Electronic Configuration, Oxidation States — Predicted 2026

This is a fundamental and unique aspect of fluorine's chemistry, directly linked to its electronic configuration (no d-orbitals in n=2) and its unparalleled electronegativity. It's a classic differentiator between fluorine and other halogens and is frequently tested to check a student's conceptual clarity on periodic properties and exceptions. Questions might be direct or embedded in comparative analysis.

NEET often includes questions requiring students to calculate oxidation states, especially in oxyacids ($HClO_x$) and interhalogen compounds ($XY_n$). This tests basic arithmetic skills combined with knowledge of rules for assigning oxidation states and understanding the variable nature of heavier halogens. Expect compounds like $H_5IO_6$, $BrF_5$, $ICl_3$, or even less common ones.

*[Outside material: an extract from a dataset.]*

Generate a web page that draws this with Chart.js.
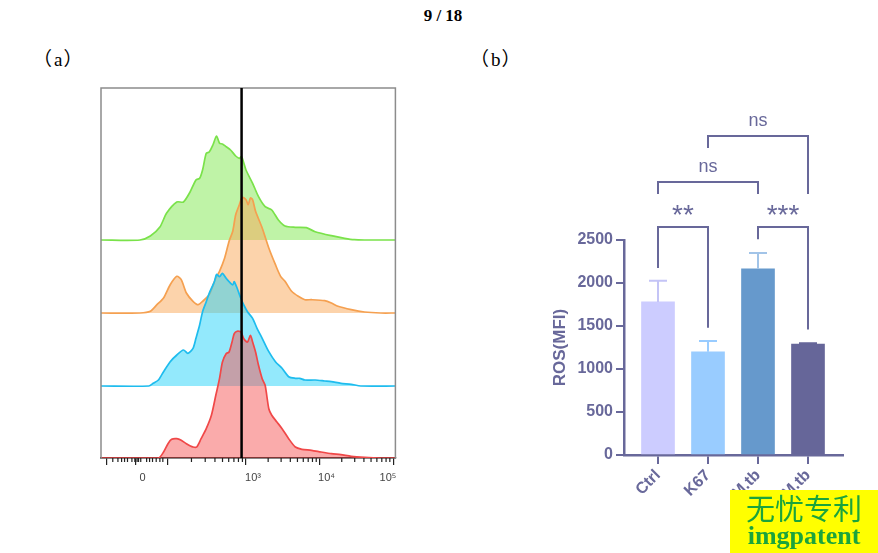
<!DOCTYPE html>
<html>
<head>
<meta charset="utf-8">
<script src="https://cdn.jsdelivr.net/npm/chart.js@4.4.1/dist/chart.umd.min.js"></script>
<style>
  html, body { margin: 0; padding: 0; background: #fff; }
  #page { position: relative; width: 878px; height: 553px; overflow: hidden; }
  .abs { position: absolute; }
  #pageNo { left: 0; width: 886px; top: 6px; text-align: center; font: bold 17px "Liberation Serif", serif; color: #000; }
  .panel { font: 19px "Liberation Serif", serif; color: #000; line-height: 22px; white-space: nowrap; }
  .panel .p { font-family: "Noto Sans CJK SC", sans-serif; }
  .panel .t { margin: 0 1px 0 2px; }
  #lblA { left: 33px; top: 47px; }
  #lblB { left: 470px; top: 47px; }
  #chartA { left: 60px; top: 80px; }
  #chartB { left: 540px; top: 100px; }
  #mark { left: 730px; top: 490px; width: 148px; height: 63px; background: #ffff00; color: #1ba43c; text-align: center; }
  #mark .cn { font: 29px "Noto Sans CJK SC", sans-serif; line-height: 32px; margin-top: 1px; }
  #mark .en { font: bold 26px "Liberation Serif", serif; line-height: 26px; }
</style>
</head>
<body>
<div id="page">
  <div id="pageNo" class="abs">9 / 18</div>
  <div id="lblA" class="abs panel"><span class="p">（</span><span class="t">a</span><span class="p">）</span></div>
  <div id="lblB" class="abs panel"><span class="p">（</span><span class="t">b</span><span class="p">）</span></div>
  <canvas id="chartA" class="abs" width="360" height="420"></canvas>
  <canvas id="chartB" class="abs" width="338" height="453"></canvas>
  <div id="mark" class="abs"><div class="cn">无忧专利</div><div class="en">imgpatent</div></div>
</div>
<script>
// ---- (a) histogram data, x in log display units (3 = 10^3)
const redX = [1.03,1.81,1.88,1.94,1.99,2.06,2.12,2.19,2.28,2.33,2.39,2.46,2.53,2.59,2.64,2.68,2.73,2.77,2.81,2.84,2.88,2.93,2.97,3.02,3.06,3.09,3.13,3.17,3.22,3.26,3.31,3.35,3.42,3.49,3.58,3.67,3.76,3.89,4.02,4.16,4.29,4.43,4.61,4.83,5.03];
const redY = [0,0,6,14.3,18.7,19.3,17.7,14.3,11,11,19.3,29.3,42.7,62.7,79.3,96,104.3,106,116,124.3,126.7,126,119.3,116,122.7,116,106,92.7,79.3,72.7,49.3,42.7,36,29.3,19.3,11,8.7,7.7,6,4.3,3.3,1.7,0.7,0,0];
const blueX = [1.03,1.68,1.74,1.81,1.88,1.97,2.06,2.15,2.21,2.28,2.32,2.37,2.41,2.46,2.50,2.57,2.60,2.64,2.68,2.73,2.77,2.82,2.84,2.88,2.93,2.97,3.02,3.09,3.15,3.22,3.31,3.40,3.49,3.58,3.67,3.73,3.80,3.94,4.07,4.16,4.29,4.43,4.56,5.03];
const blueY = [0,0,2.7,6,14.3,24.3,31,36,32.7,37.7,47.7,61,74.3,84.3,92.7,104.3,111.7,109.3,112.7,107.7,104.3,101,104.3,97.7,87.7,81,74.3,67.7,57.7,47.7,34.3,24.3,17.7,9.3,7.7,7.7,6,6,5,4.3,2.7,1.7,0,0];
const orangeX = [1.03,1.56,1.70,1.79,1.88,1.97,2.06,2.12,2.19,2.28,2.35,2.41,2.50,2.59,2.64,2.71,2.77,2.82,2.86,2.91,2.95,3.00,3.03,3.06,3.09,3.13,3.22,3.31,3.40,3.47,3.53,3.62,3.71,3.80,3.89,4.07,4.16,4.25,4.43,4.61,4.83,5.03];
const orangeY = [0,0,1.7,8.3,15,28.3,36.7,33.3,20,11.7,8.3,11.7,18.3,35,41.7,55,71.7,81.7,98.3,108.3,115.7,113.3,108.3,115,113.3,101.7,85,65,48.3,36.7,31.7,21.7,16.7,13.3,13.3,12.3,10,6.7,3.3,1,0,0];
const greenX = [1.03,1.56,1.70,1.83,1.92,2.06,2.15,2.24,2.32,2.37,2.41,2.46,2.50,2.55,2.60,2.64,2.68,2.73,2.79,2.86,2.91,2.94,3.00,3.09,3.17,3.26,3.35,3.44,3.53,3.67,3.82,3.94,4.16,4.34,4.47,4.61,5.03];
const greenY = [0,0,4,13,26.7,38,38,48,60,61.7,70,86.7,88,95,104,96.7,96,93.3,90,84,81.7,83.3,70,56.7,43.3,33.3,30,20,14,12.7,12.3,8.3,4.3,1.7,0.3,0,0];
const gateValue = 2.94;
const histTickValues = [1.11, 1.5, 1.94, 3, 4, 5];
const histTickLabels = ['', '0', '', '10³', '10⁴', '10⁵\u2007\u2007\u2007\u2007'];

// ---- (b) bar data
const barCategories = ['Ctrl', 'K67', 'M.tb', 'K67+M.tb'];
const rosMean = [1780, 1200, 2165, 1290];
const rosSD = [245, 125, 185, 10];
const rosTicks = [0, 500, 1000, 1500, 2000, 2500];
const comparisons = [
  { a: 0, b: 1, label: '**', top: 2650, endA: 2175, endB: 1480 },
  { a: 2, b: 3, label: '***', top: 2650, endA: 2510, endB: 1460 },
  { a: 0, b: 2, label: 'ns', top: 3175, endA: 3035, endB: 3035 },
  { a: 1, b: 3, label: 'ns', top: 3710, endA: 3570, endB: 3035 }
];

const ink = '#68689a';
const sans = "'Liberation Sans', Arial, sans-serif";

// lanes drawn bottom-up, first dataset ends on top
const lanes = [
  { xs: redX, ys: redY, offset: 0, line: 'rgb(240,72,72)', fill: 'rgba(245,88,88,0.5)' },
  { xs: blueX, ys: blueY, offset: 72, line: 'rgb(30,188,238)', fill: 'rgba(40,212,250,0.5)' },
  { xs: orangeX, ys: orangeY, offset: 145, line: 'rgb(245,160,80)', fill: 'rgba(250,168,88,0.5)' },
  { xs: greenX, ys: greenY, offset: 218, line: 'rgb(122,226,74)', fill: 'rgba(128,232,80,0.5)' }
];

const histDecor = {
  id: 'histDecor',
  afterDatasetsDraw(chart) {
    const { ctx, chartArea: a, scales: { x } } = chart;
    ctx.save();
    // frame
    ctx.strokeStyle = '#8c8c8c';
    ctx.lineWidth = 1.5;
    ctx.beginPath();
    ctx.moveTo(a.left, a.bottom); ctx.lineTo(a.left, a.top);
    ctx.lineTo(a.right, a.top); ctx.lineTo(a.right, a.bottom);
    ctx.stroke();
    // gate line
    const gx = x.getPixelForValue(gateValue);
    ctx.strokeStyle = '#000';
    ctx.lineWidth = 2.5;
    ctx.beginPath(); ctx.moveTo(gx, a.top); ctx.lineTo(gx, a.bottom); ctx.stroke();
    // minor ticks
    const minors = [1.19,1.26,1.31,1.35,1.39,1.45,1.49,1.52,1.54,1.57,1.65,1.69,1.73,1.78,1.83,1.87];
    for (let k = 2; k < 10; k++) {
      minors.push(1.94 + 1.06 * Math.log10(k), 3 + Math.log10(k), 4 + Math.log10(k));
    }
    ctx.strokeStyle = '#222';
    ctx.lineWidth = 1.2;
    ctx.beginPath();
    minors.forEach(v => {
      const px = x.getPixelForValue(v);
      ctx.moveTo(px, a.bottom); ctx.lineTo(px, a.bottom + 4);
    });
    ctx.stroke();
    ctx.restore();
  }
};

new Chart(document.getElementById('chartA'), {
  type: 'line',
  data: {
    datasets: lanes.map(l => ({
      data: l.xs.map((v, i) => ({ x: v, y: l.offset + l.ys[i] })),
      borderColor: l.line,
      backgroundColor: l.fill,
      borderWidth: 1.7,
      fill: { value: l.offset },
      tension: 0.25,
      pointRadius: 0
    }))
  },
  options: {
    responsive: false,
    animation: false,
    layout: { padding: { left: 41, right: 22, top: 8, bottom: 0 } },
    plugins: { legend: { display: false }, tooltip: { enabled: false } },
    scales: {
      x: {
        type: 'linear', min: 1.03, max: 5.03,
        afterBuildTicks: s => { s.ticks = histTickValues.map(v => ({ value: v })); },
        afterFit: s => { s.height = 42; },
        grid: { drawOnChartArea: false, color: '#222', lineWidth: 1.2, tickLength: 7 },
        border: { color: '#111', width: 1.5 },
        ticks: {
          autoSkip: false, maxRotation: 0, labelOffset: 7, padding: 6,
          color: '#444', font: { family: sans, size: 11 },
          callback: (v, i) => histTickLabels[i]
        }
      },
      y: { display: false, min: 0, max: 370 }
    }
  },
  plugins: [histDecor]
});

const errColors = ['#c4c4f6', '#99ccff', '#a2c4e8', '#666699'];
const barColors = ['#ccccff', '#99ccff', '#6699cc', '#666699'];

const sigMarks = {
  id: 'sigMarks',
  afterDatasetsDraw(chart) {
    const { ctx, scales: { x, y } } = chart;
    ctx.save();
    ctx.lineWidth = 2;
    rosMean.forEach((m, i) => {
      const cx = x.getPixelForValue(i);
      const base = y.getPixelForValue(m);
      const top = y.getPixelForValue(m + rosSD[i]);
      ctx.strokeStyle = errColors[i];
      ctx.beginPath();
      ctx.moveTo(cx, base); ctx.lineTo(cx, top);
      ctx.moveTo(cx - 9, top); ctx.lineTo(cx + 9, top);
      ctx.stroke();
    });
    ctx.strokeStyle = ink;
    ctx.fillStyle = ink;
    ctx.textAlign = 'center';
    ctx.textBaseline = 'alphabetic';
    comparisons.forEach(c => {
      const xa = x.getPixelForValue(c.a), xb = x.getPixelForValue(c.b);
      const yt = y.getPixelForValue(c.top);
      ctx.beginPath();
      ctx.moveTo(xa, y.getPixelForValue(c.endA));
      ctx.lineTo(xa, yt); ctx.lineTo(xb, yt);
      ctx.lineTo(xb, y.getPixelForValue(c.endB));
      ctx.stroke();
      const cy = yt - 15;
      if (c.label === 'ns') {
        ctx.font = '18px ' + sans;
        ctx.fillText(c.label, (xa + xb) / 2, cy + 5);
      } else {
        ctx.font = '28px ' + sans;
        ctx.fillText(c.label, (xa + xb) / 2, cy + 12);
      }
    });
    ctx.restore();
  }
};

new Chart(document.getElementById('chartB'), {
  type: 'bar',
  data: {
    datasets: [{
      data: rosMean.map((v, i) => ({ x: i, y: v })),
      backgroundColor: barColors,
      borderWidth: 0,
      barThickness: 33
    }]
  },
  options: {
    responsive: false,
    animation: false,
    layout: { padding: { left: 0, right: 35, top: 140, bottom: 0 } },
    plugins: { legend: { display: false }, tooltip: { enabled: false } },
    scales: {
      x: {
        type: 'linear', min: -0.68, max: 3.7, offset: false,
        afterBuildTicks: s => { s.ticks = barCategories.map((_, i) => ({ value: i })); },
        afterFit: s => { s.height = 98; },
        grid: { offset: false, drawOnChartArea: false, color: ink, lineWidth: 2, tickLength: 9 },
        border: { color: ink, width: 2.5 },
        ticks: {
          autoSkip: false, minRotation: 45, maxRotation: 45, padding: 2,
          color: ink, font: { family: sans, size: 16, weight: 'bold' },
          callback: v => barCategories[v]
        }
      },
      y: {
        min: 0, max: 2500,
        afterBuildTicks: s => { s.ticks = rosTicks.map(v => ({ value: v })); },
        afterFit: s => { s.width = 84; },
        grid: { drawOnChartArea: false, color: ink, lineWidth: 2, tickLength: 8 },
        border: { color: ink, width: 2.5 },
        ticks: {
          padding: 3, color: ink, font: { family: sans, size: 16, weight: 'bold' },
          callback: v => String(v)
        },
        title: {
          display: true, text: 'ROS(MFI)', color: ink, padding: { top: 10 },
          font: { family: sans, size: 17, weight: 'bold' }
        }
      }
    }
  },
  plugins: [sigMarks]
});
</script>
</body>
</html>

Understanding how the stability of +1, +3, +5, and +7 oxidation states changes from Cl to Br to I is important. For example, the stability of +7 increases for oxyanions ($ClO_4^-$ vs $IO_4^-$), while the ability to form higher interhalogens with fluorine ($IF_7$ vs $BrF_5$) also shows a trend. Questions might ask about the most stable oxidation state for a particular halogen or compare the oxidizing power of compounds in different oxidation states.